What might it mean to relinquish our fear, and to trust, in faith, with Mark’s Gospel as our guide, that something new, and healing, that something life affirming, is struggling to be born from the wreckage?
I return, finally, to the lonely adolescent I once was, sitting in a study hall, hoping that Jesus might come back. I return as well to all of those who, from whatever mixture of fear or disappointment, dread or alienation, attach themselves to the belief that Jesus will come again in the clouds. In some part of my being, I understand them, for I have been them.

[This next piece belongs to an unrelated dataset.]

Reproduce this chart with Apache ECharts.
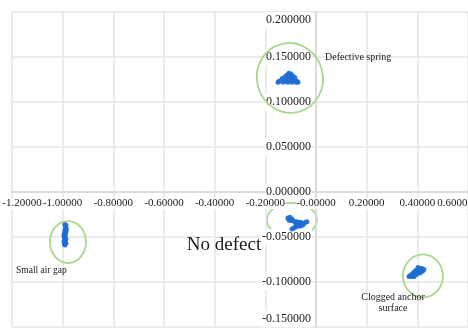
<!DOCTYPE html>
<html>
<head>
<meta charset="utf-8">
<script src="https://cdn.jsdelivr.net/npm/echarts@6/dist/echarts.min.js"></script>
<style>
  html, body { margin: 0; padding: 0; background: #fff; }
  #chart { width: 468px; height: 332px; }
</style>
</head>
<body>
<div id="chart"></div>
<script>
// Feature-space clusters for each solenoid condition (x, y)
const defectiveSpring = [
  [-0.107, 0.132], [-0.099, 0.131], [-0.114, 0.130], [-0.103, 0.129], [-0.091, 0.129],
  [-0.122, 0.128], [-0.111, 0.127], [-0.095, 0.127], [-0.083, 0.127], [-0.134, 0.126],
  [-0.118, 0.124], [-0.103, 0.124], [-0.087, 0.124], [-0.075, 0.123], [-0.146, 0.123],
  [-0.122, 0.123], [-0.130, 0.122], [-0.111, 0.122], [-0.095, 0.122], [-0.079, 0.122],
  [-0.150, 0.122], [-0.071, 0.122]
];
const smallAirGap = [
  [-0.991, -0.036], [-0.987, -0.037], [-0.989, -0.039], [-0.985, -0.041], [-0.991, -0.042],
  [-0.987, -0.044], [-0.993, -0.045], [-0.989, -0.047], [-0.995, -0.048], [-0.991, -0.050],
  [-0.993, -0.051], [-0.987, -0.052], [-0.991, -0.054], [-0.995, -0.055], [-0.989, -0.056],
  [-0.993, -0.058], [-0.991, -0.059], [-0.987, -0.057]
];
const noDefect = [
  [-0.111, -0.029], [-0.103, -0.028], [-0.095, -0.030], [-0.107, -0.031], [-0.091, -0.032],
  [-0.083, -0.033], [-0.075, -0.033], [-0.067, -0.034], [-0.059, -0.034], [-0.051, -0.036],
  [-0.043, -0.034], [-0.036, -0.033], [-0.079, -0.036], [-0.071, -0.037], [-0.079, -0.039],
  [-0.087, -0.040], [-0.095, -0.041], [-0.063, -0.038], [-0.055, -0.037], [-0.099, -0.032]
];
const cloggedAnchor = [
  [0.403, -0.084], [0.411, -0.085], [0.418, -0.085], [0.426, -0.086], [0.395, -0.087],
  [0.403, -0.087], [0.411, -0.087], [0.420, -0.088], [0.387, -0.089], [0.395, -0.089],
  [0.403, -0.090], [0.411, -0.090], [0.379, -0.091], [0.387, -0.092], [0.395, -0.092],
  [0.371, -0.093], [0.379, -0.094], [0.387, -0.094], [0.367, -0.094]
];

// Axis ranges and tick spacing
const xRange = [-1.2, 0.6];
const xStep = 0.2;
const yRange = [-0.15, 0.2];
const yStep = 0.05;

// Group outlines: centre in data units, radii in px
const outlines = [
  { name: 'Defective spring', center: [-0.103, 0.1267], rx: 33, ry: 35, rot: 0.25, under: false },
  { name: 'Small air gap', center: [-0.979, -0.0556], rx: 18, ry: 21, rot: 0, under: false },
  { name: 'No defect', center: [-0.095, -0.031], rx: 25, ry: 17, rot: 0, under: true },
  { name: 'Clogged anchor', center: [0.422, -0.0933], rx: 20, ry: 21.5, rot: 0, under: false }
];

// Group captions anchored in data units
const captions = [
  { text: 'Defective spring', at: [0.0355, 0.150], size: 10, align: 'left' },
  { text: 'Small air gap', at: [-1.184, -0.0867], size: 9.5, align: 'left' },
  { text: 'No defect', at: [-0.363, -0.059], size: 19, align: 'center' },
  { text: 'Clogged anchor\nsurface', at: [0.304, -0.123], size: 10, align: 'center' }
];

const FONT = '"Liberation Serif", "Times New Roman", serif';
const BLUE = '#1c6dd0';
const GREEN = '#a9d78f';
const X_FONT = 11;

const chart = echarts.init(document.getElementById('chart'), null, { renderer: 'canvas' });

function scatter(name, data) {
  return {
    name: name,
    type: 'scatter',
    data: data,
    z: 4,
    symbolSize: 5,
    itemStyle: { color: BLUE, opacity: 0.9 }
  };
}

function xTickText(v) {
  // zero tick carries a negative sign in the source export
  const s = Math.abs(v) < 1e-9 ? '-0.00000' : v.toFixed(5);
  // end labels are nudged inwards so they stay on the canvas
  if (Math.abs(v - xRange[0]) < 1e-9) return '{lead|' + s + '}';
  if (Math.abs(v - xRange[1]) < 1e-9) return '{tail|' + s + '}';
  return s;
}

const xRich = { fontFamily: FONT, fontSize: X_FONT, color: '#222' };

chart.setOption({
  animation: false,
  backgroundColor: '#ffffff',
  grid: { left: 12, right: 0, top: 12, bottom: 5, containLabel: false, outerBoundsMode: 'none' },
  xAxis: {
    type: 'value',
    min: xRange[0], max: xRange[1], interval: xStep,
    z: 3,
    axisLine: { onZero: false, lineStyle: { color: '#d6d6d6', width: 1.5 } },
    axisTick: { show: false },
    splitLine: { lineStyle: { color: '#e4e4e4', width: 1.5 } },
    axisLabel: {
      margin: 6,
      fontFamily: FONT, fontSize: X_FONT, color: '#222',
      backgroundColor: '#fff', padding: 0,
      showMinLabel: true, showMaxLabel: true,
      hideOverlap: false,
      formatter: xTickText,
      rich: {
        lead: Object.assign({ padding: [0, 0, 0, 20] }, xRich),
        tail: Object.assign({ padding: [0, 26, 0, 0] }, xRich)
      }
    }
  },
  yAxis: {
    type: 'value',
    min: yRange[0], max: yRange[1], interval: yStep,
    z: 3,
    axisLine: { onZero: false, lineStyle: { color: '#d6d6d6', width: 1.5 } },
    axisTick: { show: false },
    splitLine: { lineStyle: { color: '#e4e4e4', width: 1.5 } },
    axisLabel: {
      margin: 4,
      fontFamily: FONT, fontSize: 12, color: '#222',
      backgroundColor: '#fff', padding: [2, 1],
      showMinLabel: true, showMaxLabel: true,
      verticalAlignMinLabel: 'bottom', verticalAlignMaxLabel: 'top',
      formatter: v => (Math.abs(v) < 1e-9 ? '0.000000' : v.toFixed(6))
    }
  },
  series: [
    scatter('Defective spring', defectiveSpring),
    scatter('Small air gap', smallAirGap),
    scatter('No defect', noDefect),
    scatter('Clogged anchor surface', cloggedAnchor)
  ]
});

// Shift both axes (line + labels) so they cross at the origin
const origin = chart.convertToPixel({ gridIndex: 0 }, [0, 0]);
const corner = chart.convertToPixel({ gridIndex: 0 }, [xRange[0], yRange[0]]);
chart.setOption({
  xAxis: { offset: origin[1] - corner[1] },
  yAxis: { offset: corner[0] - origin[0] }
});

// Outlines and captions placed through the grid's coordinate system
const graphics = [];
outlines.forEach(o => {
  const p = chart.convertToPixel({ gridIndex: 0 }, o.center);
  graphics.push({
    type: 'ellipse',
    x: p[0], y: p[1], rotation: o.rot,
    z: o.under ? 1 : 6,
    shape: { cx: 0, cy: 0, rx: o.rx, ry: o.ry },
    style: { fill: 'none', stroke: GREEN, lineWidth: 1.8 }
  });
});
captions.forEach(c => {
  const p = chart.convertToPixel({ gridIndex: 0 }, c.at);
  graphics.push({
    type: 'text',
    x: p[0], y: p[1],
    z: 7,
    style: {
      text: c.text,
      font: c.size + 'px ' + FONT,
      fill: '#1a1a1a',
      align: c.align,
      verticalAlign: 'middle',
      lineHeight: c.size + 0.5
    }
  });
});
chart.setOption({ graphic: graphics });
</script>
</body>
</html>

If I could speak to my 14 year old self, here is what I would say: Jesus is coming back. He is always coming back. Just not in the way you imagine. Jesus is the name that we give to the assurance that even when things seem to be falling apart, it might better be understood as the labor pains of a new world being born. Jesus is the name that we give to the hope that from whatever wreckage the world is navigating, there is a mysterious force at play that makes a way out of no way, and that brings new life from death. I would tell my younger self that Jesus is the name that we give to the promise that even in our lost and loneliest moments, when it feels like something is ending, there exists a guiding and sheltering presence, walking with us through the dark valley, until at last there is light. I would tell my younger self that Jesus will come into the world over and over again, as he has ever since that day in Bethlehem.

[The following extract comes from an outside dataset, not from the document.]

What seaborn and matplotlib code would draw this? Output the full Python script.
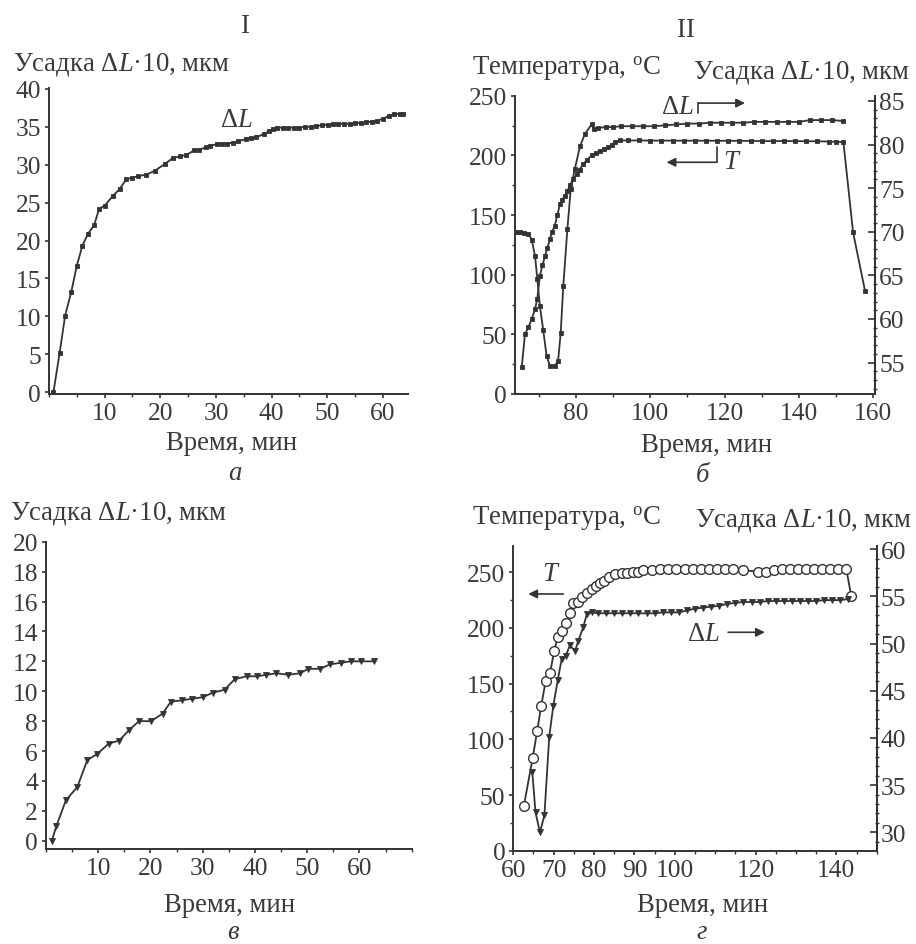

There are gaps, blanks, absences in my mosaic, spaces in need of other tiles. Only time will tell how those gaps are filled. And yet a picture can be seen, a pattern discerned. Advent is indeed about the end of the world. It’s about having the courage to let all those old worlds go, whatever they might be. And it’s about trusting that even as certain eras, as certain narratives, are coming to a close, something worthy and good, something of God, is struggling to be born into the world. Into our families. Into our inner lives. Into our economic and political arrangements. Into our very hearts. Something is waiting to be born.